L’Europe, c’est à peu près 750 millions de citoyens, parmi lesquels on retrouve actuellement environ 800 personnes affectées par le virus (toutes isolées), donc environ une sur un million.
Même si toutes ces personnes se promenaient partout, vous auriez bien peu de risque d’en rencontrer une. Et elle devrait encore réussir à vous infecter (ce qui n’apparaît pas si facile pour ce virus). Au Hubei, en Chine, une petite province comptant 58 millions d’habitants, seulement une personne sur 1000 est infectée, après tout.
Le risque de voyager n’est pas nul (ne peut l’être), mais il est infime. Et il demeurera sans doute très bas dans les sociétés où on arrive assez facilement à identifier, isoler et soigner les cas.
Et chez nous
Au Canada, où on n’a trouvé jusqu’ici 14 cas, tous isolés ou guéris, le risque est encore plus faible, ce qui n’empêche pas beaucoup de gens d’être coronanxieux.
Parce que la peur se répand souvent plus vite que le virus, sans doute le souvenir diffus des grandes épidémies qui ont mis à mal les humains au fil des siècles. Pour preuve, cette expulsion, malgré l’avis de deux médecins, d’un bébé ayant pris place sur un vol qui présentait des symptômes de rhumes ou de grippe. Une absurdité: s’il faut qu’on interdise l’avion à tous les enrhumés, on n’est pas sorti de l’auberge.
Les développements internationaux récents ont toutefois poussé jeudi les autorités de santé publique à modifier au Québec la définition des patients à risque pour en élargir les frontières (cette invention humaine dont les virus n’ont cure, c’est le cas de le dire). Dans nos établissements, on distribue ces instructions et les mises à jour sur une base régulière.

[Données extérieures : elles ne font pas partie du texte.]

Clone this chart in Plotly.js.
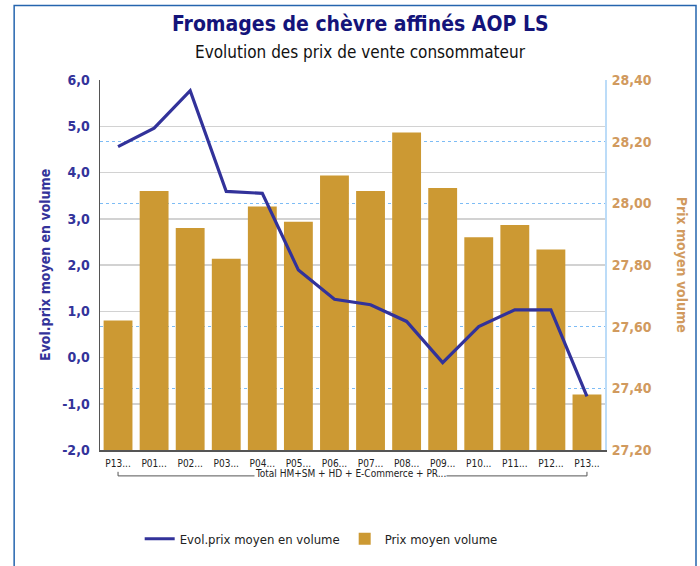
<!DOCTYPE html>
<html>
<head>
<meta charset="utf-8">
<script src="https://cdn.plot.ly/plotly-3.0.1.min.js"></script>
<style>html,body{margin:0;padding:0;background:#fff;}#chart{width:700px;height:566px;}</style>
</head>
<body>
<div id="chart"></div>
<script>
// ---- data ----
const periodLabels = ["P13...", "P01...", "P02...", "P03...", "P04...", "P05...", "P06...", "P07...", "P08...", "P09...", "P10...", "P11...", "P12...", "P13..."];
const groupLabel = "Total HM+SM + HD + E-Commerce + PR...";
const evolPrix = [4.56, 4.96, 5.77, 3.59, 3.55, 1.89, 1.26, 1.14, 0.78, -0.11, 0.67, 1.03, 1.03, -0.84];
const prixMoyen = [27.62, 28.04, 27.92, 27.82, 27.99, 27.94, 28.09, 28.04, 28.23, 28.05, 27.89, 27.93, 27.85, 27.38];
const leftTicks = [-2, -1, 0, 1, 2, 3, 4, 5, 6];
const leftTickText = ["-2,0", "-1,0", "0,0", "1,0", "2,0", "3,0", "4,0", "5,0", "6,0"];
const rightTicks = [27.2, 27.4, 27.6, 27.8, 28.0, 28.2, 28.4];
const rightTickText = ["27,20", "27,40", "27,60", "27,80", "28,00", "28,20", "28,40"];

const idx = periodLabels.map((_, i) => i);
const FONT = "DejaVu Sans Condensed, DejaVu Sans, sans-serif";
const BLUE = "#33339a";
const TAN = "#d19a5e";

const traces = [
  {
    type: "scatter", mode: "lines", name: "Evol.prix moyen en volume",
    x: idx, y: evolPrix, xaxis: "x", yaxis: "y2",
    line: {color: "#32329a", width: 3.2}
  },
  {
    type: "bar", name: "Prix moyen volume",
    x: idx, y: prixMoyen, base: 0, xaxis: "x", yaxis: "y",
    marker: {color: "#cc9933"}
  }
];

const layout = {
  width: 700, height: 566,
  margin: {l: 100, r: 95, t: 80, b: 114},
  paper_bgcolor: "#ffffff", plot_bgcolor: "#ffffff",
  separators: ", ",
  showlegend: true,
  bargap: 0.2,
  font: {family: FONT, color: "#222"},
  legend: {orientation: "h", x: 0.438, xanchor: "center", y: -0.24, yanchor: "middle",
           font: {family: FONT, size: 13, color: "#222"}, traceorder: "normal", itemwidth: 30},
  xaxis: {
    range: [-0.5, 13.5], tickmode: "array", tickvals: idx, ticktext: periodLabels,
    tickfont: {family: FONT, size: 10, color: "#222"}, tickangle: 0, ticklabelstandoff: 3,
    showline: true, linecolor: "#555", linewidth: 1.5, showgrid: false, ticks: "", zeroline: false
  },
  yaxis: {
    side: "right", range: [27.2, 28.4], tickmode: "array", tickvals: rightTicks, ticktext: rightTickText,
    tickfont: {family: FONT, size: 14, color: TAN, weight: "bold"},
    showgrid: true, gridcolor: "#7dbcf5", griddash: "dot", gridwidth: 1,
    showline: true, linecolor: "#bcdcf8", linewidth: 2, zeroline: false, ticks: "", ticklabelstandoff: 2
  },
  yaxis2: {
    overlaying: "y", side: "left", range: [-2, 6], tickmode: "array", tickvals: leftTicks, ticktext: leftTickText,
    tickfont: {family: FONT, size: 14, color: BLUE, weight: "bold"},
    showgrid: true, gridcolor: "#d2d2d2", gridwidth: 1.5,
    showline: true, linecolor: "#555", linewidth: 1.5, zeroline: false, ticks: "", ticklabelstandoff: 6
  },
  shapes: [
    {type: "rect", xref: "paper", yref: "paper", x0: -0.170, x1: 1.1802, y0: -0.5, y1: 1.2016,
     line: {color: "#2565ae", width: 1.5}, fillcolor: "rgba(0,0,0,0)", layer: "below"},
    {type: "path", xref: "x", yref: "paper",
     path: "M 0,-0.059 L 0,-0.070 L 13,-0.070 L 13,-0.059",
     line: {color: "#555", width: 1}}
  ],
  annotations: [
    {text: "<b>Fromages de chèvre affinés AOP LS</b>", xref: "paper", yref: "paper",
     x: 0.515, y: 1.151, xanchor: "center", yanchor: "middle", showarrow: false,
     font: {family: FONT, size: 21, color: "#14147a"}},
    {text: "Evolution des prix de vente consommateur", xref: "paper", yref: "paper",
     x: 0.515, y: 1.075, xanchor: "center", yanchor: "middle", showarrow: false,
     font: {family: FONT, size: 17, color: "#111"}},
    {text: "<b>Evol.prix moyen en volume</b>", xref: "paper", yref: "paper",
     x: -0.109, y: 0.5, xanchor: "center", yanchor: "middle", textangle: -90, showarrow: false,
     font: {family: FONT, size: 14, color: BLUE}},
    {text: "<b>Prix moyen volume</b>", xref: "paper", yref: "paper",
     x: 1.153, y: 0.5, xanchor: "center", yanchor: "middle", textangle: 90, showarrow: false,
     font: {family: FONT, size: 14, color: TAN}},
    {text: groupLabel, xref: "x", yref: "paper", x: 6.45, y: -0.0645, xanchor: "center", yanchor: "middle",
     showarrow: false, bgcolor: "#ffffff", borderpad: 0,
     font: {family: FONT, size: 10, color: "#222"}}
  ]
};

Plotly.newPlot("chart", traces, layout, {displayModeBar: false, staticPlot: true});
</script>
</body>
</html>
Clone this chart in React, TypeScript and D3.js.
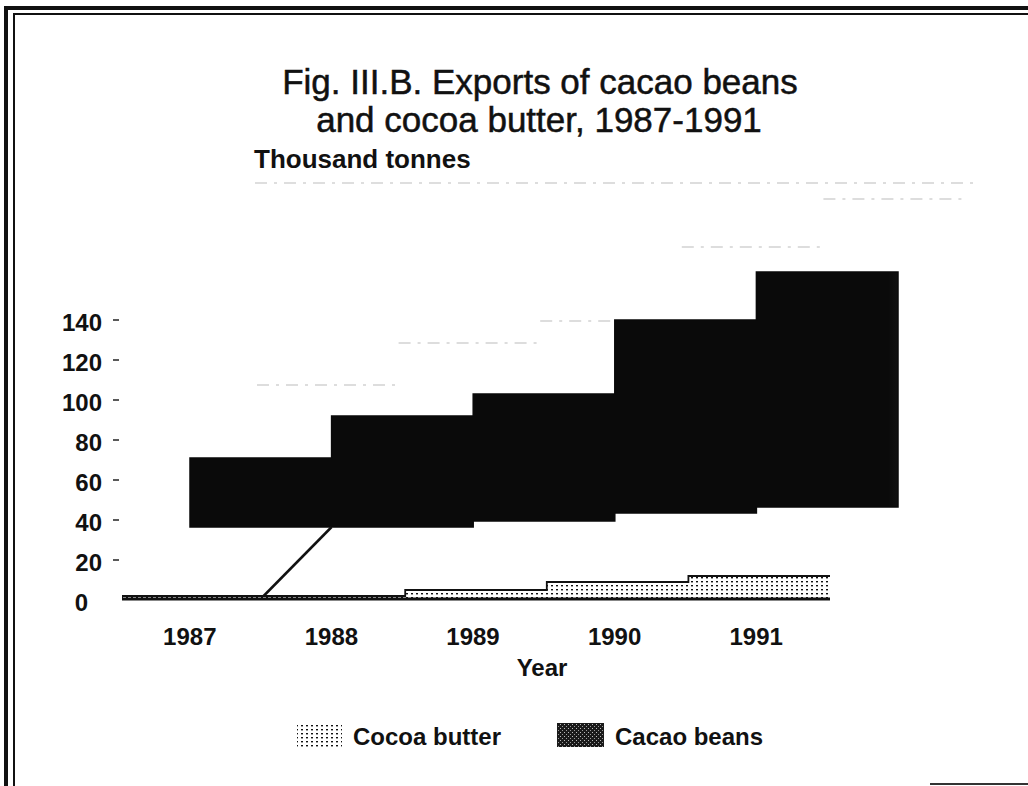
import React from "react";
import * as d3 from "d3";

const years = ["1987", "1988", "1989", "1990", "1991"];
const cocoaButter = [2, 2, 5, 9, 12];
const cacaoBeans = [34.5, 55.5, 63.5, 96.5, 117.5];
const yTicks = [0, 20, 40, 60, 80, 100, 120, 140];
const titleLines = ["Fig. III.B. Exports of cacao beans", "and cocoa butter, 1987-1991"];
const legendItems = ["Cocoa butter", "Cacao beans"];

const W = 1028;
const H = 786;
const FONT = "'Liberation Sans', Arial, Helvetica, sans-serif";

export default function App() {
  const x = d3.scaleBand<string>().domain(years).range([122, 830]).paddingInner(0).paddingOuter(0);
  const y = d3.scaleLinear().domain([0, 140]).range([600, 320]);
  const bw = x.bandwidth();
  const depth = { dx: 68, dy: -69 };
  const depth2 = { dx: 67, dy: -73 };

  type P = { x: number; v0: number; v1: number };
  const stepPts = (v0: number[], v1: number[]): P[] => {
    const pts: P[] = years.map((yr, i) => ({ x: x(yr)!, v0: v0[i], v1: v1[i] }));
    const last = years.length - 1;
    pts.push({ x: x(years[last])! + bw, v0: v0[last], v1: v1[last] });
    return pts;
  };

  const zeros = years.map(() => 0);
  const cum = cocoaButter.map((b, i) => b + cacaoBeans[i]);

  const area = d3
    .area<P>()
    .curve(d3.curveStepAfter)
    .x((d) => d.x)
    .y0((d) => y(d.v0))
    .y1((d) => y(d.v1));
  const topLine = d3
    .line<P>()
    .curve(d3.curveStepAfter)
    .x((d) => d.x)
    .y((d) => y(d.v1));

  const butterPts = stepPts(zeros, cocoaButter);
  const beansPts = stepPts(cocoaButter, cum);

  const diag = d3.line<[number, number]>()([
    [x(years[1])!, y(cocoaButter[0])],
    [x(years[1])! + depth.dx, y(cocoaButter[0]) + depth.dy],
  ]);

  // faint back edges of the block tops (horizontal segments only)
  const ghostSegs = years.map((yr, i) => {
    const x0 = x(yr)! + depth.dx + depth2.dx;
    const yy = y(cum[i]) + depth.dy + depth2.dy;
    return d3.line<[number, number]>()([
      [x0, yy],
      [x0 + bw, yy],
    ]);
  });

  return (
    <svg
      width={W}
      height={H}
      style={{ position: "absolute", left: 0, top: 0, background: "#fff" }}
      fontFamily={FONT}
    >
      <defs>
        <pattern id="butterPat" width="5" height="4" patternUnits="userSpaceOnUse">
          <rect width="5" height="4" fill="#fff" />
          <rect x="1" y="1" width="2" height="1.4" fill="#111" />
        </pattern>
        <pattern id="beansPat" width="4" height="4" patternUnits="userSpaceOnUse">
          <rect width="4" height="4" fill="#1a1a1a" />
          <rect x="0" y="0" width="1" height="1" fill="#bbb" />
          <rect x="2" y="2" width="1" height="1" fill="#999" />
        </pattern>
        <linearGradient id="beansGrad" gradientUnits="userSpaceOnUse" x1={x(years[4])! + depth.dx} x2={x(years[4])! + bw + depth.dx} y1="0" y2="0">
          <stop offset="0" stopColor="#0a0a0a" />
          <stop offset="0.45" stopColor="#0a0a0a" />
          <stop offset="1" stopColor="#3a3a3a" />
        </linearGradient>
      </defs>

      {/* frame */}
      <g fill="none" stroke="#111">
        <path d={`M6,${H} V8 H${W}`} strokeWidth={4} />
        <path d={`M14,${H} V14 H${W}`} strokeWidth={2} />
        <line x1={930} x2={W} y1={784} y2={784} strokeWidth={2} stroke="#333" />
      </g>

      {/* title */}
      <g fontSize={35} textAnchor="middle" fill="#111" stroke="#111" strokeWidth={0.5}>
        <text x={540} y={94}>{titleLines[0]}</text>
        <text x={539} y={132}>{titleLines[1]}</text>
      </g>

      <text x={254} y={168} fontSize={26} fontWeight="bold" fill="#111">Thousand tonnes</text>

      {/* faint back edges */}
      <g stroke="#888" strokeWidth={1.2} strokeDasharray="12 7 3 7" opacity={0.55} fill="none">
        {ghostSegs.map((d, i) => (
          <path key={i} d={d ?? ""} />
        ))}
        <line x1={255} x2={975} y1={y(208.5)} y2={y(208.5)} />
      </g>

      {/* cacao beans (back row) */}
      <g transform={`translate(${depth.dx},${depth.dy})`}>
        <path d={area(beansPts) ?? ""} fill="url(#beansGrad)" stroke="#0a0a0a" strokeWidth={1.5} />
      </g>

      {/* depth edge */}
      <path d={diag ?? ""} stroke="#111" strokeWidth={2.5} fill="none" />

      {/* cocoa butter (front row) */}
      <path d={area(butterPts) ?? ""} fill="url(#butterPat)" stroke="none" />
      <path d={topLine(butterPts) ?? ""} fill="none" stroke="#111" strokeWidth={1.8} />
      <line x1={x(years[0])!} x2={x(years[4])! + bw} y1={y(0) - 1} y2={y(0) - 1} stroke="#111" strokeWidth={3} />

      {/* y axis */}
      <g fontSize={24} fontWeight="bold" fill="#111" textAnchor="end">
        {yTicks.map((t) => (
          <g key={t}>
            <text x={t === 0 ? 88 : 102} y={y(t) + 2} dominantBaseline="central">{t}</text>
            {t > 0 && <line x1={113} x2={119} y1={y(t)} y2={y(t)} stroke="#222" strokeWidth={1.5} />}
          </g>
        ))}
      </g>

      {/* x axis */}
      <g fontSize={24} fontWeight="bold" fill="#111" textAnchor="middle">
        {years.map((yr) => (
          <text key={yr} x={x(yr)! + bw / 2 - 3} y={636} dominantBaseline="central">{yr}</text>
        ))}
        <text x={542} y={667} dominantBaseline="central">Year</text>
      </g>

      {/* legend */}
      <g fontSize={24} fontWeight="bold" fill="#111">
        <rect x={297} y={723} width={45} height={24} fill="url(#butterPat)" />
        <text x={353} y={736} dominantBaseline="central">{legendItems[0]}</text>
        <rect x={557} y={723} width={47} height={24} fill="url(#beansPat)" />
        <text x={615} y={736} dominantBaseline="central">{legendItems[1]}</text>
      </g>
    </svg>
  );
}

On peut voir que ce ne sera pas une mince tâche, parce que beaucoup de gens pourraient répondre dorénavant à cette définition élargie. Même si la probabilité de retrouver un cas réel parmi tous les grippés (nombreux actuellement) qui consulteront est plutôt réduite.
Cette charge pourrait avoir des impacts rapides dans nos urgences, puisque si un patient consulte pour un syndrome viral et revient d’un voyage d’Italie, il devra être considéré comme un cas de COVID-19 jusqu’à preuve du contraire, isolé de manière stricte et dépisté au moyen de tests appropriés.
Les effets éventuels d’une telle pression sur nos systèmes de santé déjà poussés à la limite en temps normal et sous tension en ces temps de grippe « ordinaire » pourraient rendre la tâche des soignants bien difficile, c’est le moins qu’on puisse dire. Même s’il y aura beaucoup plus de cas suspects que de cas réels. Parce que les cas suspects, il faut quand même s’en occuper au début comme des cas réels…
De l’espoir?
Ce qui donne un peu d’espoir, c’est non seulement le bon niveau de préparation des systèmes de santé, mais aussi la rapidité de la riposte des chercheurs suite à l’apparition du nouveau coronavirus, beaucoup plus rapide et systématique qu’au moment du SRAS, par exemple, aidé en cela par les développements technologiques soutenus des deux dernières décennies.
Ainsi, non seulement le virus a été rapidement séquencé génétiquement, mais les laboratoires se sont attardés, beaucoup plus rapidement qu’on ne le prévoyait, à développer des vaccins, dont certains en France et en Australie sont pratiquement prêts à être testés. Ce n’est pas une garantie de succès, mais ça donne au moins une idée de la bonne marche des choses, même si on parle d’au moins 6 mois pour qu’un vaccin soit disponible.
Du côté des traitements, toujours rien en vue, mais on s’active également en recherche, notamment chez nous, alors que par exemple le renommé chercheur Michel Chrétien a proposé de tester dans un cadre scientifique certains composés végétaux pouvant s’avérer intéressant pour lutter contre le virus. Rien n’est cependant encore prouvé, même si on a détourné la proposition du chercheur pour mousser des ventes.
Bref, il faut agir par tous les moyens afin de répondre le mieux possible à cette menace à qui on souhaite de se retrouver plutôt dans les mauvais souvenirs que dans nos hôpitaux. Vous l’avais-je déjà dit ? C’est une histoire à suivre.